Selection, of course, doesn't equal quality, but I have two wine-drinking friends from college—one in small-town Illinois and the other in central Kentucky—and they would have to sponge up their drool over that selection. And yet they sometimes tell me about a tasty Argentinean Malbec that they discovered or a killer Australian Shiraz. Fifteen or 20 years ago they would've had little more than Mouton Cadet and CK Mondavi to choose from.
In some ways, we have faced our own limitations here in Northern California. When I moved to Sonoma County 20 years ago I was lucky to find a Napa wine, let alone a bottle from South America. (The last time I was in Châteauneuf-du-Pape, I don't recall the wine shops stocking anything besides ... um ... Châteauneuf-du-Pape.)
But even in Northern California, as it is with my friends in Middle America, the best wine shops are taking a wider worldview. There are a handful of good shops in Napa and Sonoma counties that carry dozens of wines from the Rhône Valley, Italy and South America.
The selection of Bordeaux is still rather spotty in Sonoma and Napa, I have to admit. Perhaps California Cabernet Sauvignon chauvinism is still too strong. Burgundy is only somewhat better, whether because of price or regional devotion, although shops like Backroom Wines in downtown Napa and Bottle Barn in Santa Rosa buck the local-only trend.

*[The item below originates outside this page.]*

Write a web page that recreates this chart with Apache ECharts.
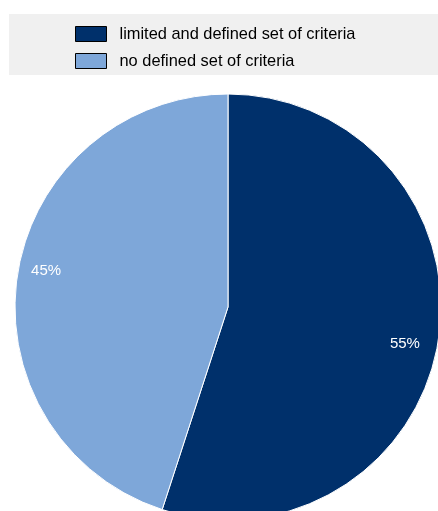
<!DOCTYPE html>
<html>
<head>
<meta charset="utf-8">
<script src="https://cdn.jsdelivr.net/npm/echarts@6/dist/echarts.min.js"></script>
<style>
  html, body { margin: 0; padding: 0; background: #ffffff; }
  #chart { width: 438px; height: 511px; }
</style>
</head>
<body>
<div id="chart"></div>
<script>
// Share of procedures by type of selection criteria
const categories = ['limited and defined set of criteria', 'no defined set of criteria'];
const shares = [55, 45];
const colors = ['#00306b', '#7ea7d9'];

const pieData = categories.map((name, i) => ({
  name: name,
  value: shares[i],
  itemStyle: { color: colors[i] }
}));

const chart = echarts.init(document.getElementById('chart'), null, { renderer: 'canvas' });

const center = [228, 307];
const radius = 213;
// small nudges for the percentage labels
const labelNudge = [[-7, 8], [2, -7]];

chart.setOption({
  animation: false,
  graphic: [{
    type: 'rect',
    left: 9, top: 14,
    shape: { width: 429, height: 61 },
    style: { fill: '#f0f0f0' },
    z: -10
  }],
  legend: {
    data: categories,
    orient: 'vertical',
    left: 75,
    top: 26,
    padding: 0,
    itemWidth: 31,
    itemHeight: 15,
    itemGap: 11,
    icon: 'rect',
    itemStyle: { borderColor: '#000000', borderWidth: 1 },
    textStyle: { fontFamily: 'Liberation Sans, Arial', fontSize: 16.4, color: '#000000', padding: [0, 0, 0, 8] },
    selectedMode: false
  },
  series: [
    {
      type: 'pie',
      center: center,
      radius: radius,
      startAngle: 90,
      clockwise: true,
      silent: true,
      label: { show: false },
      labelLine: { show: false },
      itemStyle: { borderColor: '#ffffff', borderWidth: 1 },
      data: pieData
    },
    {
      // transparent ring used only to place the percentage labels near the rim
      type: 'pie',
      center: center,
      radius: [radius * 0.72, radius],
      startAngle: 90,
      clockwise: true,
      silent: true,
      itemStyle: { color: 'rgba(0,0,0,0)' },
      label: {
        show: true,
        position: 'inside',
        formatter: '{c}%',
        color: '#ffffff',
        fontFamily: 'Liberation Sans, Arial',
        fontSize: 15
      },
      labelLayout: function (p) {
        const n = labelNudge[p.dataIndex] || [0, 0];
        return { dx: n[0], dy: n[1] };
      },
      labelLine: { show: false },
      data: categories.map((name, i) => ({ name: name, value: shares[i] }))
    }
  ]
});
</script>
</body>
</html>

Restaurant wine lists, aside from Italian restaurants and stalwarts like Cyrus in Healdsburg and the French Laundry, remain strictly parochial. That's an entirely different and highly political issue I won't get into here.
From all the complaints about California wine I hear from East Coast friends, I was surprised how much better the selection of West Coast wines was in New York wine shops than it used to be.
That's a good thing. The wider the selection, the more open wine minds the better. And yet, the no-wine-in-groceries thing is still bugging me. I know I'm not alone on that one.
What are the wine choices like where you live? What wines would you like to see on local retail shelves, and what wines could you do without?